→ **Do this**
Everything from the opening line of the records below through the line with "(11,299) -- (950,299);" must be duplicated exactly, pictures left out.

━━━ Data for processing ━━━

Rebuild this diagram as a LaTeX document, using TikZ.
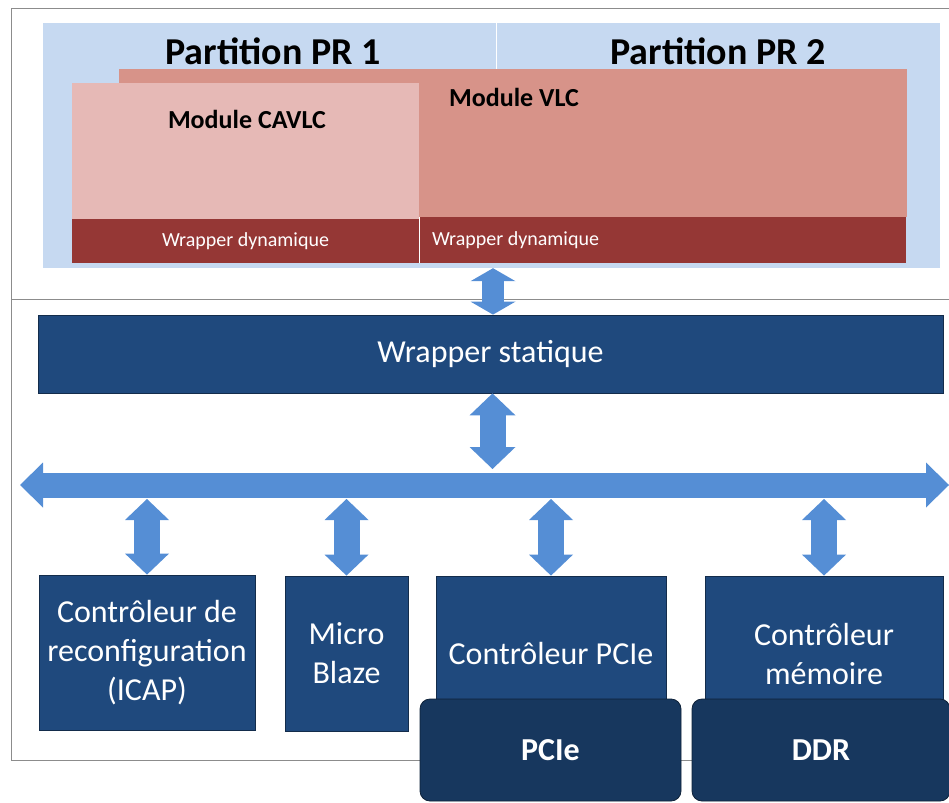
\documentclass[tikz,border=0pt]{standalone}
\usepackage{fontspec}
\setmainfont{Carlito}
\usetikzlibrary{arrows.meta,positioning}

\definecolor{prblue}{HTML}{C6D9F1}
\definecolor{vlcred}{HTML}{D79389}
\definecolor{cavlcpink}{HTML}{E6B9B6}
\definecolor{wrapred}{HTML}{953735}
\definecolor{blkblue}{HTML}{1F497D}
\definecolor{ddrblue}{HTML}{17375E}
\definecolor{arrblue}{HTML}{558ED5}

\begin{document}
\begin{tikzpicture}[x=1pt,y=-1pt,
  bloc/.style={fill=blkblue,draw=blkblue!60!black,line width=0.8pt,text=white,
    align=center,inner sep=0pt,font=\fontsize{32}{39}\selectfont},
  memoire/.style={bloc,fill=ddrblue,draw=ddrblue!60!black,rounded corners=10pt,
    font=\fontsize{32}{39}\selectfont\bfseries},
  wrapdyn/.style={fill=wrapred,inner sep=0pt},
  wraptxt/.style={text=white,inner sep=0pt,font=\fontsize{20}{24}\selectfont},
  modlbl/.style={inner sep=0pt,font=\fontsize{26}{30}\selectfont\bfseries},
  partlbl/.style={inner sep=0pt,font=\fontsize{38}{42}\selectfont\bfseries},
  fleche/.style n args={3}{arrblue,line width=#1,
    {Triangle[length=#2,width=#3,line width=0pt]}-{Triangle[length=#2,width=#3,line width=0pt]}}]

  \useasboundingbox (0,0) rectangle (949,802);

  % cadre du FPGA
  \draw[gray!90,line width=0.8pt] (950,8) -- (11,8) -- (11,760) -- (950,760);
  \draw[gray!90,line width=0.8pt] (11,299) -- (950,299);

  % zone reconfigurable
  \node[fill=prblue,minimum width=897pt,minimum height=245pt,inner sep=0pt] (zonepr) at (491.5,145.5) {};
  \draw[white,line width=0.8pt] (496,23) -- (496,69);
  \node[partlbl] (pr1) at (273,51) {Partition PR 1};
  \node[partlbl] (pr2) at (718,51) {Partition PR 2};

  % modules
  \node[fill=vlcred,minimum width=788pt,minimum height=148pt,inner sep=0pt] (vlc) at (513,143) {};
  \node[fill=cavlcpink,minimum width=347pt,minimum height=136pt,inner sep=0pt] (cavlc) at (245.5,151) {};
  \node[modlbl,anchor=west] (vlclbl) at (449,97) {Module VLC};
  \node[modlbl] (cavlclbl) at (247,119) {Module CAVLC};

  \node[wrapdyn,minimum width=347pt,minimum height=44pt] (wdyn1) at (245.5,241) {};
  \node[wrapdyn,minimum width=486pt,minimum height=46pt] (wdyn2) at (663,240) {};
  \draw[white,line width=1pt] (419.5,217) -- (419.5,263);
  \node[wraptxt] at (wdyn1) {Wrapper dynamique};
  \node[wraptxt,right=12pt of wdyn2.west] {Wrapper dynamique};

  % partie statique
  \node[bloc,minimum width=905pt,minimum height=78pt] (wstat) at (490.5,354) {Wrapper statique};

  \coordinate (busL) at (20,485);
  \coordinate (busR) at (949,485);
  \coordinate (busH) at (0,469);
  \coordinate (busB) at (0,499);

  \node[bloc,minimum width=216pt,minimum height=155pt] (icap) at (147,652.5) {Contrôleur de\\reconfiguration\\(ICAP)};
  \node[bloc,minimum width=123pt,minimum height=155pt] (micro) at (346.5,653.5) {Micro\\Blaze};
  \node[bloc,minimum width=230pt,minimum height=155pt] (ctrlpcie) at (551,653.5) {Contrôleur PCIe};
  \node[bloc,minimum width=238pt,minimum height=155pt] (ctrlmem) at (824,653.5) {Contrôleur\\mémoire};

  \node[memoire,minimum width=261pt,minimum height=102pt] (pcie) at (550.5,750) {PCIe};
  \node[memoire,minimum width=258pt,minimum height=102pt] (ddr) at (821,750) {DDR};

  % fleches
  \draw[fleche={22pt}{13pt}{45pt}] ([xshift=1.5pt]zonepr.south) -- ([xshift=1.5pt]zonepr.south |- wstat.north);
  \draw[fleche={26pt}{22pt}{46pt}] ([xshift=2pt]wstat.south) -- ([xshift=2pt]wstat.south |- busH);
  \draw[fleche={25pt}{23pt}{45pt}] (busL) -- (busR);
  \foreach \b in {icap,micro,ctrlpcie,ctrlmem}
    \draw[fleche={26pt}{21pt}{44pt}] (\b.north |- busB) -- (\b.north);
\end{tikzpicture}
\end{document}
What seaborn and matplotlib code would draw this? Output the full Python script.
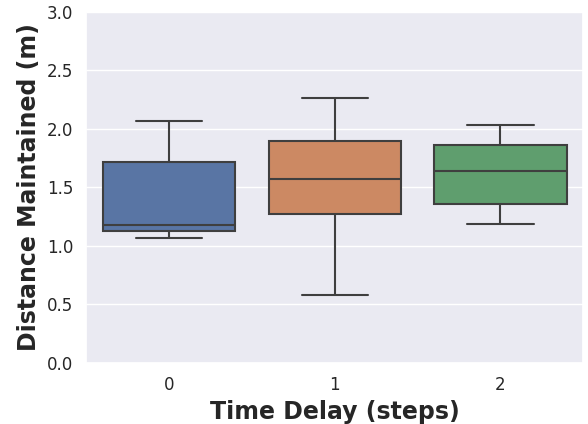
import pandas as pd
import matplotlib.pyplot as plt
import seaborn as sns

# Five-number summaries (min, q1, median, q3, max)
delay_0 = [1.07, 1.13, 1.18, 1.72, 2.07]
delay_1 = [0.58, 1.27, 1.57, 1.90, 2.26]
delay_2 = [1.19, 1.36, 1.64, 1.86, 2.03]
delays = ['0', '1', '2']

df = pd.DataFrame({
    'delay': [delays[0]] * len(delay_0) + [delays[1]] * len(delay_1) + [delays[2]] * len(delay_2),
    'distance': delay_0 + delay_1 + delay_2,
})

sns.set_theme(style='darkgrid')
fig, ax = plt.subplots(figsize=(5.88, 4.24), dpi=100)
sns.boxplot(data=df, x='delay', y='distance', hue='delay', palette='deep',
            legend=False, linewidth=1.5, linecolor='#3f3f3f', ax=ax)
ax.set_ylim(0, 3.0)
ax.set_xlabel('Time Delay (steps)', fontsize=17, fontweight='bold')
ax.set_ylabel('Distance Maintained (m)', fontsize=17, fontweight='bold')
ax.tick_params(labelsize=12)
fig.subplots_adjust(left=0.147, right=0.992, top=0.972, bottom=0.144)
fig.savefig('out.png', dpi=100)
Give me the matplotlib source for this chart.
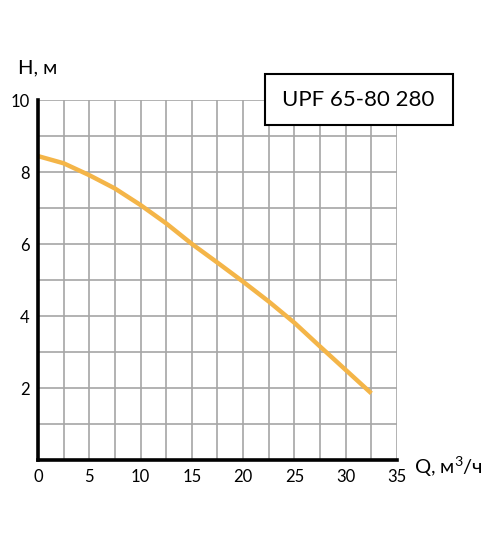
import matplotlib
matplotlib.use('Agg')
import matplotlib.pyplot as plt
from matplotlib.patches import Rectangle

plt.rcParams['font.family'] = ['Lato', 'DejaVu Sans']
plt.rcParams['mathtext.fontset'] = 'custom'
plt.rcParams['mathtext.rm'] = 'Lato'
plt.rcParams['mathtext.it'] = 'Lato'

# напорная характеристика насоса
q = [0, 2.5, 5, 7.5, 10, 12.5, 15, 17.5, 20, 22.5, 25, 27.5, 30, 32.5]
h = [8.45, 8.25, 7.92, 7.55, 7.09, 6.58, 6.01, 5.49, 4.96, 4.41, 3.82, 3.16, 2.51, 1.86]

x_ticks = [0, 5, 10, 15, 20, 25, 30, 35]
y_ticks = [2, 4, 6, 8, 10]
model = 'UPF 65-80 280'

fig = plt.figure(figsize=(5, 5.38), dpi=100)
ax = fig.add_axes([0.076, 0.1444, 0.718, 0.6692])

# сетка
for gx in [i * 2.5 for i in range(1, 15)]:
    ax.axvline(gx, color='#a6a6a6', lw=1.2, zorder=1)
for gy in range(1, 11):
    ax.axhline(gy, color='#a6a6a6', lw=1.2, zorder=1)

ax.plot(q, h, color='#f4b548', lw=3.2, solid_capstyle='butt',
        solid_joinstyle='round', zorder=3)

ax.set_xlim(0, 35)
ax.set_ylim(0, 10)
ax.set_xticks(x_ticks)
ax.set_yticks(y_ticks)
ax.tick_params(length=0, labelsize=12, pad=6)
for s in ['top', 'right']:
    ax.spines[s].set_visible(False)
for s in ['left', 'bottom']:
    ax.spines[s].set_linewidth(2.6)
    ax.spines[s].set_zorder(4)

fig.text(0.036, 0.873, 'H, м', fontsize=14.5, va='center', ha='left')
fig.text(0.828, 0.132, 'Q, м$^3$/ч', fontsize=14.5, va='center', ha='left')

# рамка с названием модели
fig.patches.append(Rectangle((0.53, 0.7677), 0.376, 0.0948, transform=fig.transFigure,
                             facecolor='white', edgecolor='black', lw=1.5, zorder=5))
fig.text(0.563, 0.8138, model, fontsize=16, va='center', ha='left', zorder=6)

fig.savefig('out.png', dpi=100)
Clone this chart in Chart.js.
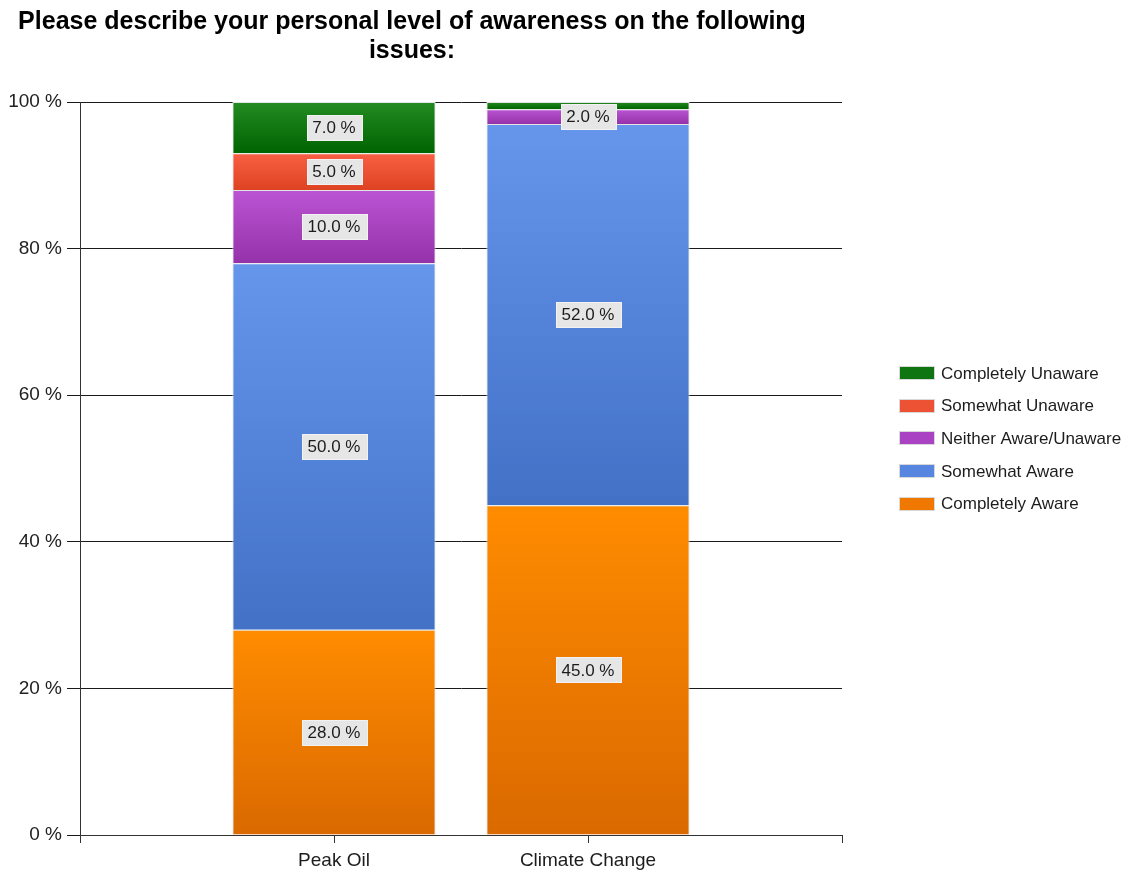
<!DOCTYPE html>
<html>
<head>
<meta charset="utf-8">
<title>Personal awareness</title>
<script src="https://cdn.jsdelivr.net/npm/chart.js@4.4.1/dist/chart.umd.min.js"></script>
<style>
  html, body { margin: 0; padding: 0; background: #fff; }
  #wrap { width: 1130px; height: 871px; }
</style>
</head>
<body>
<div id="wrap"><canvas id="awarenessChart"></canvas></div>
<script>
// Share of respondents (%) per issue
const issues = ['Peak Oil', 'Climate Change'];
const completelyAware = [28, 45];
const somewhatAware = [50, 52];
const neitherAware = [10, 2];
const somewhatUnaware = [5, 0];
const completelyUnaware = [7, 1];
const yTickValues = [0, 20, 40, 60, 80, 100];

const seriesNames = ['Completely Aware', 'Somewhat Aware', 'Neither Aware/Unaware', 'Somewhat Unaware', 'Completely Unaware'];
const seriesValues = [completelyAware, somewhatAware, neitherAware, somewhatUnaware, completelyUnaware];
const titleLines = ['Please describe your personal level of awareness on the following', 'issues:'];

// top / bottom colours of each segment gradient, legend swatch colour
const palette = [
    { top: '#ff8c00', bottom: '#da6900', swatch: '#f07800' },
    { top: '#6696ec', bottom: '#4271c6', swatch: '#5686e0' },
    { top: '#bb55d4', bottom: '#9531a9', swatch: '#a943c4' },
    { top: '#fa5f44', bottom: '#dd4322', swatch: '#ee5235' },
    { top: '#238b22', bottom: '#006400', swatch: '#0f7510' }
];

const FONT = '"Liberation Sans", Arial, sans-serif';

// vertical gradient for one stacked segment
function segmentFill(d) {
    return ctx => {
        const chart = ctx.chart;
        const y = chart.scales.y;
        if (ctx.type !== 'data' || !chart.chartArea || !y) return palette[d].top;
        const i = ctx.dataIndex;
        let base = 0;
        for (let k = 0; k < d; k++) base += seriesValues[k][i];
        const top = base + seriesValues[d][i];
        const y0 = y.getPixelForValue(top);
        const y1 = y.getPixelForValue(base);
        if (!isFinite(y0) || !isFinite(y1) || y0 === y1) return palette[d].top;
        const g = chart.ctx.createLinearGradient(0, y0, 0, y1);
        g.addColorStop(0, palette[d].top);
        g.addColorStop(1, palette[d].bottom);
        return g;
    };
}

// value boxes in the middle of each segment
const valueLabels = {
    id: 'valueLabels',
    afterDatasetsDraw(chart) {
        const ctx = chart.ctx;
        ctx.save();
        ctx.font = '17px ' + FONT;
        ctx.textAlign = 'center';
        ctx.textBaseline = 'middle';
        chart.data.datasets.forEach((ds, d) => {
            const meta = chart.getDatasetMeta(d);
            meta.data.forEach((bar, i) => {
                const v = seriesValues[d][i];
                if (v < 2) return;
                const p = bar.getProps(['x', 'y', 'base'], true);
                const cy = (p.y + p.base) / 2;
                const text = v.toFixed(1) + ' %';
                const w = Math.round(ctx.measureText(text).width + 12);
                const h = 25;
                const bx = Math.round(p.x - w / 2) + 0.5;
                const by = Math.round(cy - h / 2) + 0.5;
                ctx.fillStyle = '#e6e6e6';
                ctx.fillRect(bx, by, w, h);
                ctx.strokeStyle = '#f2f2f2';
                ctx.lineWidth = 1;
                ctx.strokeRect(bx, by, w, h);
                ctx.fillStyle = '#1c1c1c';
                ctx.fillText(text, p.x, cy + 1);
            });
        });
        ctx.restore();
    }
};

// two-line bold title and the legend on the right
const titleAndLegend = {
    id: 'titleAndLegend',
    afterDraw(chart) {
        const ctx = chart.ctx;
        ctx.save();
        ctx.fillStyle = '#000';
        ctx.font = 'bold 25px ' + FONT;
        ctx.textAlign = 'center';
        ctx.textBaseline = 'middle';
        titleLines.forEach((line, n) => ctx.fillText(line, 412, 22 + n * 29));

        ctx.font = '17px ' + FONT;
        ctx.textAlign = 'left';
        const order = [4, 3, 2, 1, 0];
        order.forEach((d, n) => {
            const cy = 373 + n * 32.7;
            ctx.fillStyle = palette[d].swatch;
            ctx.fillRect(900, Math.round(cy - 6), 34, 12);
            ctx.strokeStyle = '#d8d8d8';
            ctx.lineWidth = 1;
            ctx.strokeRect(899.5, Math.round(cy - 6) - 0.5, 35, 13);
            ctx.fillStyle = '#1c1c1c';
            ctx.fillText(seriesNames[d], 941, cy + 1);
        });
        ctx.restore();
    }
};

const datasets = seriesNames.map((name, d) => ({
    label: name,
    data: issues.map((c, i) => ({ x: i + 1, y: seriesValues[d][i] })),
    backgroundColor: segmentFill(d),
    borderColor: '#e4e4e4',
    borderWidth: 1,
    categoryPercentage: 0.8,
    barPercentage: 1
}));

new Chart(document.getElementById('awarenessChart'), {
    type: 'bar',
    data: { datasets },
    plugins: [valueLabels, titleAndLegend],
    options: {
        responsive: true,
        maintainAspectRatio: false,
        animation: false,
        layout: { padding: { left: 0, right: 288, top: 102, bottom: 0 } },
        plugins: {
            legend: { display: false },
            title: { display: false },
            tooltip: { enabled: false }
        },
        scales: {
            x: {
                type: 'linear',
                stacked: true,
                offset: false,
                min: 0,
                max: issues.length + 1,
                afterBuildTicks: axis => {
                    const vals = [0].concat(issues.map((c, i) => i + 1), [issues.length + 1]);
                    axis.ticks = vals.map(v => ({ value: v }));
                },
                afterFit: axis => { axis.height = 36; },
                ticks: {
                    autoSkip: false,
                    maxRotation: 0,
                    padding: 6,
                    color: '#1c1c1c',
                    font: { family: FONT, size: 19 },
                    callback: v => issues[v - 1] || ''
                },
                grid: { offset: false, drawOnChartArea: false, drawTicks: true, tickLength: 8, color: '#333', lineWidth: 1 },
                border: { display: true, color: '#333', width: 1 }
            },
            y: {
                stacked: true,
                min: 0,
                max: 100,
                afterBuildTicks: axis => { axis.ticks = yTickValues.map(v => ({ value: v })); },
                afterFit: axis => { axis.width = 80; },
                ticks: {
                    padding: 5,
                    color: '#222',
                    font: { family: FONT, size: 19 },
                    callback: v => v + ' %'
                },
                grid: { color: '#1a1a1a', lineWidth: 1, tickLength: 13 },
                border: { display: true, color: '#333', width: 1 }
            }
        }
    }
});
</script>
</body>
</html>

━━━

→ **Written response**
Rebuild this diagram as a LaTeX document, using TikZ.
\documentclass[tikz,border=0pt]{standalone}
\usepackage{fontspec}
\setmainfont{Carlito}
\usetikzlibrary{arrows.meta,positioning}

\definecolor{prblue}{HTML}{C6D9F1}
\definecolor{vlcred}{HTML}{D79389}
\definecolor{cavlcpink}{HTML}{E6B9B6}
\definecolor{wrapred}{HTML}{953735}
\definecolor{blkblue}{HTML}{1F497D}
\definecolor{ddrblue}{HTML}{17375E}
\definecolor{arrblue}{HTML}{558ED5}

\begin{document}
\begin{tikzpicture}[x=1pt,y=-1pt,
  bloc/.style={fill=blkblue,draw=blkblue!60!black,line width=0.8pt,text=white,
    align=center,inner sep=0pt,font=\fontsize{32}{39}\selectfont},
  memoire/.style={bloc,fill=ddrblue,draw=ddrblue!60!black,rounded corners=10pt,
    font=\fontsize{32}{39}\selectfont\bfseries},
  wrapdyn/.style={fill=wrapred,inner sep=0pt},
  wraptxt/.style={text=white,inner sep=0pt,font=\fontsize{20}{24}\selectfont},
  modlbl/.style={inner sep=0pt,font=\fontsize{26}{30}\selectfont\bfseries},
  partlbl/.style={inner sep=0pt,font=\fontsize{38}{42}\selectfont\bfseries},
  fleche/.style n args={3}{arrblue,line width=#1,
    {Triangle[length=#2,width=#3,line width=0pt]}-{Triangle[length=#2,width=#3,line width=0pt]}}]

  \useasboundingbox (0,0) rectangle (949,802);

  % cadre du FPGA
  \draw[gray!90,line width=0.8pt] (950,8) -- (11,8) -- (11,760) -- (950,760);
  \draw[gray!90,line width=0.8pt] (11,299) -- (950,299);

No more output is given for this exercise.